Coaching für Verhandlungen mit dem Gemeinderat
Für die einzelnen Projekte wurden Begleitgruppen mit Vertreterinnen und Vertretern der Jugendarbeit, des Gemeinderats und der Schulpflege zusammengestellt, die sich in regelmässigen Abständen treffen sollten. Hier zeichnete sich die erste Hürde ab: «Es ist utopisch, zu denken, dass Menschen mit so unterschiedlichen Lebenswelten Termine finden, die allen Gruppenmitgliedern passen», sagt Sevieri. Als gangbaren Weg erwies sich, einzelne Aufgaben Untergruppen zuzuteilen, sodass der Austausch in der Gesamtgruppe nicht mehr nötig war.
Die Frage, wie Jugendliche mit dem Gemeinderat in Verhandlung treten könnten, gab ebenfalls zu diskutieren. «Wir stellten fest, dass die Hemmschwelle zu hoch war», erklärt Sevieri. Hier könne eine starke Jugendarbeit Brücken bauen, indem sie die Jugendlichen für ihre Auftritte vor dem Gemeinderat coacht und bei der Umsetzung Unterstützung bietet. Dieses Vorgehen kommt auch bei den Behörden an, die von gut strukturierten Präsentationen und verständlich vorgebrachten Anliegen profitieren. «Gerade für jüngere Jugendliche, die etwas mehr Förderung brauchen, ist die Unterstützung durch die Jugendarbeit sehr wertvoll», sagt Gemeinderat Gossauer.
Prozesse beschleunigen, Motivation erhalten
Die grössten Herausforderungen sind aber nicht organisatorischer, sondern emotionaler Art. Denn: Während politische Prozesse langsam laufen, ist der Alltag eines Jugendlichen ständigen Veränderungen unterworfen: «Wenn jemand mit 17 Jahren einen Skaterpark fordert, studiert er oder sie bei der Umsetzung vielleicht schon in einem anderen Kanton», gibt Jugendarbeiter Christian Hofmann zu bedenken.

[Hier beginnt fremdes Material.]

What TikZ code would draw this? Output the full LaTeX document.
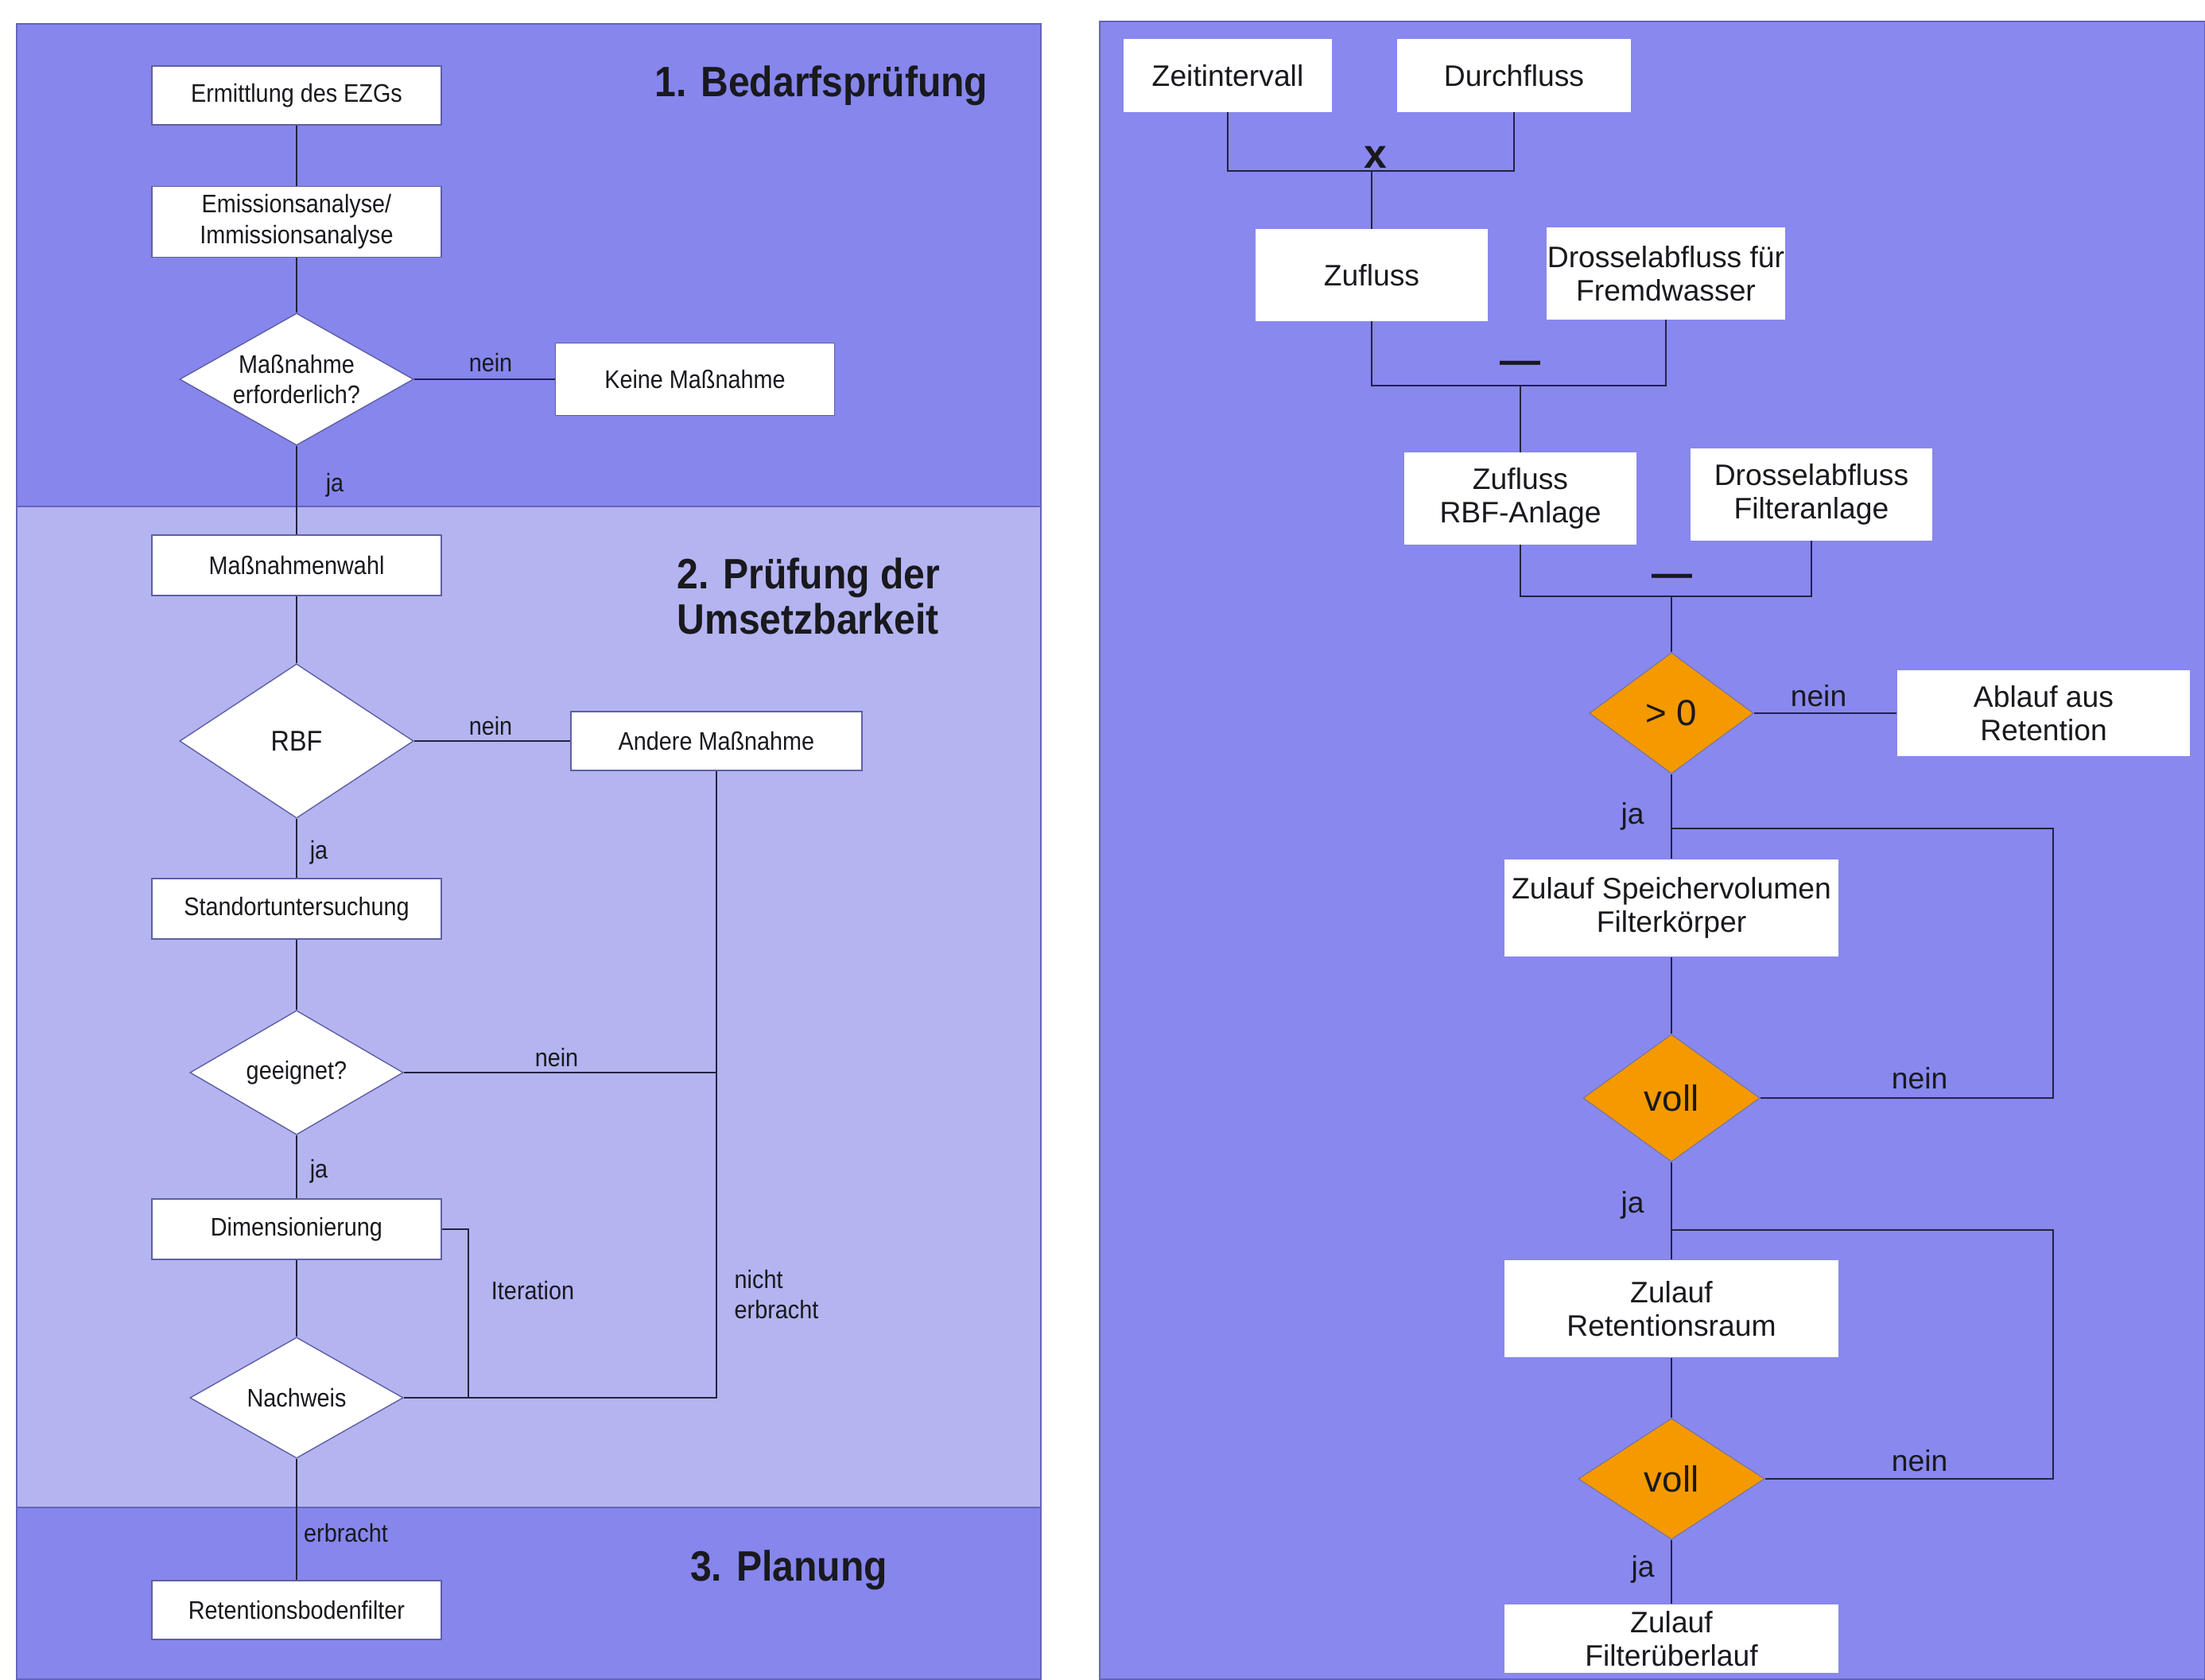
\documentclass[tikz,border=0pt]{standalone}
\usepackage{fontspec}
\setmainfont{Liberation Sans}
\newfontfamily\narrowSans[FakeStretch=0.9]{Liberation Sans}
\usetikzlibrary{shapes.geometric}
\definecolor{bandDark}{RGB}{134,134,236}
\definecolor{bandLight}{RGB}{180,180,241}
\definecolor{panelRight}{RGB}{136,136,238}
\definecolor{bandLine}{RGB}{100,100,190}
\definecolor{boxLine}{RGB}{95,95,165}
\definecolor{lineDark}{RGB}{35,35,65}
\definecolor{orangeFill}{RGB}{245,153,0}
\definecolor{diamondLine}{RGB}{120,115,150}
\definecolor{textDark}{RGB}{25,25,30}

\begin{document}
\begin{tikzpicture}[x=0.01cm, y=-0.01cm]
    \tikzstyle{leftBox} = [rectangle, draw=boxLine, line width=0.4pt, fill=white,
        inner sep=0pt, align=center, text=textDark,
        font=\narrowSans\fontsize{9.1}{11}\selectfont,
        minimum width=3.64cm, minimum height=0.76cm]
    \tikzstyle{leftDiamond} = [diamond, draw=boxLine, line width=0.4pt, fill=white,
        inner sep=0pt, align=center, text=textDark,
        font=\narrowSans\fontsize{9.1}{11}\selectfont,
        minimum width=2.68cm, minimum height=1.52cm]
    \tikzstyle{rightBox} = [rectangle, fill=white, inner sep=0pt, align=center,
        text=textDark, font=\fontsize{10.6}{12}\selectfont,
        minimum height=1.15cm]
    \tikzstyle{rightDiamond} = [diamond, draw=diamondLine, line width=0.3pt,
        fill=orangeFill, inner sep=0pt, text=textDark,
        font=\fontsize{13}{15}\selectfont]
    \tikzstyle{leftEdge} = [draw=lineDark, line width=0.6pt]
    \tikzstyle{rightEdge} = [draw=lineDark, line width=0.8pt]
    \tikzstyle{leftText} = [text=textDark, inner sep=0pt,
        font=\narrowSans\fontsize{9.1}{11}\selectfont]
    \tikzstyle{rightText} = [text=textDark, inner sep=0pt,
        font=\fontsize{10.6}{12}\selectfont]
    \tikzstyle{phaseTitle} = [text=textDark, inner sep=0pt, align=left,
        font=\narrowSans\bfseries\fontsize{15.2}{16}\selectfont]

    \useasboundingbox (0,0) rectangle (2773,2112);
    \fill[white] (0,0) rectangle (2773,2112);
    \filldraw[fill=bandDark, draw=bandLine, line width=0.4pt] (21,30) rectangle (1309,637);
    \filldraw[fill=bandLight, draw=bandLine, line width=0.4pt] (21,637) rectangle (1309,1896);
    \filldraw[fill=bandDark, draw=bandLine, line width=0.4pt] (21,1896) rectangle (1309,2112);
    \filldraw[fill=panelRight, draw=bandLine, line width=0.4pt] (1383,27) rectangle (2773,2112);

    \node[phaseTitle, anchor=east] (phaseOne) at (1243,108) {1. Bedarfsprüfung};
    \node[phaseTitle, anchor=west] (phaseTwo) at (851,750) {2. Prüfung der\\Umsetzbarkeit};
    \node[phaseTitle] (phaseThree) at (992,1975) {3. Planung};

    \node[leftBox, minimum height=0.74cm] (ezg) at (373,120) {Ermittlung des EZGs};
    \node[leftBox, minimum height=0.89cm] (analyse) at (373,279) {Emissionsanalyse/\\Immissionsanalyse};
    \node[leftDiamond, minimum width=2.94cm, minimum height=1.66cm,
        inner sep=-10pt, aspect=1.77] (erforderlich) at (373,477) {Maßnahme\\erforderlich?};
    \node[leftBox, minimum width=3.51cm, minimum height=0.91cm] (keine) at (874,477) {Keine Maßnahme};
    \node[leftBox] (wahl) at (373,711) {Maßnahmenwahl};
    \node[leftDiamond, minimum width=2.94cm, minimum height=1.94cm,
        font=\narrowSans\fontsize{10.2}{12}\selectfont] (rbf) at (373,932) {RBF};
    \node[leftBox, minimum width=3.66cm, minimum height=0.74cm] (andere) at (901,932) {Andere Maßnahme};
    \node[leftBox] (standort) at (373,1143) {Standortuntersuchung};
    \node[leftDiamond] (geeignet) at (373,1349) {geeignet?};
    \node[leftBox] (dim) at (373,1546) {Dimensionierung};
    \node[leftDiamond] (nachweis) at (373,1758) {Nachweis};
    \node[leftBox, minimum height=0.74cm] (rbfilter) at (373,2025) {Retentionsbodenfilter};
    \coordinate (iteration) at (589,1546);

    \foreach \from/\to in {ezg/analyse, analyse/erforderlich, erforderlich/keine,
                            erforderlich/wahl, wahl/rbf, rbf/andere, rbf/standort,
                            standort/geeignet, geeignet/dim, dim/nachweis, nachweis/rbfilter}
        \path[leftEdge] (\from) edge (\to);
    \draw[leftEdge] (geeignet) -- (geeignet -| andere);
    \draw[leftEdge] (andere) |- (nachweis);
    \draw[leftEdge] (dim) -- (iteration) |- (nachweis);

    \node[leftText] (neinA) at (617,456) {nein};
    \node[leftText] (jaA) at (421,610) {ja};
    \node[leftText] (neinB) at (617,913) {nein};
    \node[leftText] (jaB) at (401,1072) {ja};
    \node[leftText] (neinC) at (700,1330) {nein};
    \node[leftText] (jaC) at (401,1473) {ja};
    \node[leftText] (iterText) at (670,1623) {Iteration};
    \node[leftText, anchor=west, align=left] (nichtText) at (923,1628) {nicht\\erbracht};
    \node[leftText] (erbrachtText) at (435,1928) {erbracht};

    \node[rightBox, minimum width=2.62cm, minimum height=0.91cm] (zeit) at (1544,95) {Zeitintervall};
    \node[rightBox, minimum width=2.94cm, minimum height=0.91cm] (durch) at (1904,95) {Durchfluss};
    \node[rightBox, minimum width=2.92cm] (zufluss) at (1725,346) {Zufluss};
    \node[rightBox, minimum width=2.99cm] (fremd) at (2095,344) {Drosselabfluss für\\Fremdwasser};
    \node[rightBox, minimum width=2.92cm] (zuRBF) at (1912,627) {Zufluss\\RBF-Anlage};
    \node[rightBox, minimum width=3.03cm] (filter) at (2278,622) {Drosselabfluss\\Filteranlage};
    \node[rightDiamond, minimum width=2.06cm, minimum height=1.52cm] (gtZero) at (2102,897) {> 0};
    \node[rightBox, minimum width=3.68cm, minimum height=1.07cm] (ablauf) at (2570,897) {Ablauf aus\\Retention};
    \node[rightBox, minimum width=4.19cm, minimum height=1.22cm] (speicher) at (2102,1142) {Zulauf Speichervolumen\\Filterkörper};
    \node[rightDiamond, minimum width=2.22cm, minimum height=1.60cm] (vollA) at (2102,1381) {voll};
    \node[rightBox, minimum width=4.19cm, minimum height=1.22cm] (raum) at (2102,1646) {Zulauf\\Retentionsraum};
    \node[rightDiamond, minimum width=2.34cm, minimum height=1.52cm] (vollB) at (2102,1860) {voll};
    \node[rightBox, minimum width=4.19cm, minimum height=0.86cm] (ueberlauf) at (2102,2061) {Zulauf\\Filterüberlauf};

    \coordinate (mal) at (1725,215);
    \coordinate (minusA) at (1912,485);
    \coordinate (minusB) at (2102,750);
    \coordinate (splitA) at (2102,1042);
    \coordinate (splitB) at (2102,1547);
    \coordinate (loopA) at (2582,1042);
    \coordinate (loopB) at (2582,1547);

    \draw[rightEdge] (zeit) |- (mal) -| (durch);
    \draw[rightEdge] (zufluss) |- (minusA) -| (fremd);
    \draw[rightEdge] (zuRBF) |- (minusB) -| (filter);
    \foreach \from/\to in {mal/zufluss, minusA/zuRBF, minusB/gtZero, gtZero/ablauf,
                            gtZero/speicher, speicher/vollA, vollA/raum, raum/vollB,
                            vollB/ueberlauf}
        \path[rightEdge] (\from) edge (\to);
    \draw[rightEdge] (splitA) -- (loopA) |- (vollA);
    \draw[rightEdge] (splitB) -- (loopB) |- (vollB);

    \node[rightText, font=\bfseries\fontsize{14.7}{16}\selectfont] (malText) at (1730,198) {x};
    \node[rightText, font=\bfseries\fontsize{14.5}{16}\selectfont] (minusTextA) at (1912,462) {\textemdash};
    \node[rightText, font=\bfseries\fontsize{14.5}{16}\selectfont] (minusTextB) at (2103,730) {\textemdash};
    \node[rightText] (neinD) at (2287,875) {nein};
    \node[rightText] (jaD) at (2053,1027) {ja};
    \node[rightText] (neinE) at (2414,1356) {nein};
    \node[rightText] (jaE) at (2053,1516) {ja};
    \node[rightText] (neinF) at (2414,1837) {nein};
    \node[rightText] (jaF) at (2066,1974) {ja};
\end{tikzpicture}
\end{document}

Auch Nico Alther empfindet das schleppende Tempo als Problem: «Mich haben die viele Verzögerungen manchmal demotiviert.» Umso wichtiger sei es, pratizipationswilligen Jugendlichen von Anfang an reinen Wein einzuschenken, betont Hofmann. «Sie müssen wissen, dass der Weg lang ist und sie am Ende vielleicht nicht mehr selbst davon profitieren.» Doch auch die Politik sei gefordert, jugendlichen Anliegen eine höhere Priorität einzuräumen.
Eine wichtige Rolle kommt der Jugendarbeit als Dolmetscherin zu. «Manche Wünsche von Jugendlichen mögen für Erwachsene unsinnig wirken», sagt Hofmann. «Es ist wichtig, dass die Jugendarbeit erkennt, welches Bedürfnis hinter einem Wunsch steht, und das Anliegen vor dem Gremium übersetzt.» Hinter dem Wunsch nach einer McDonalds-Filiale in der eigenen Gemeinde könne sich zum Beispiel das Bedürfnis nach einem selbst betriebenen Treffpunkt ausserhalb des Jugendhauses verbergen. Übersetzung brauche es aber auch in die andere Richtung, so Hofmann: Jugendlichen zu erklären, warum politische Prozesse lange dauern und Ausgaben zurückhaltend getätigt werden.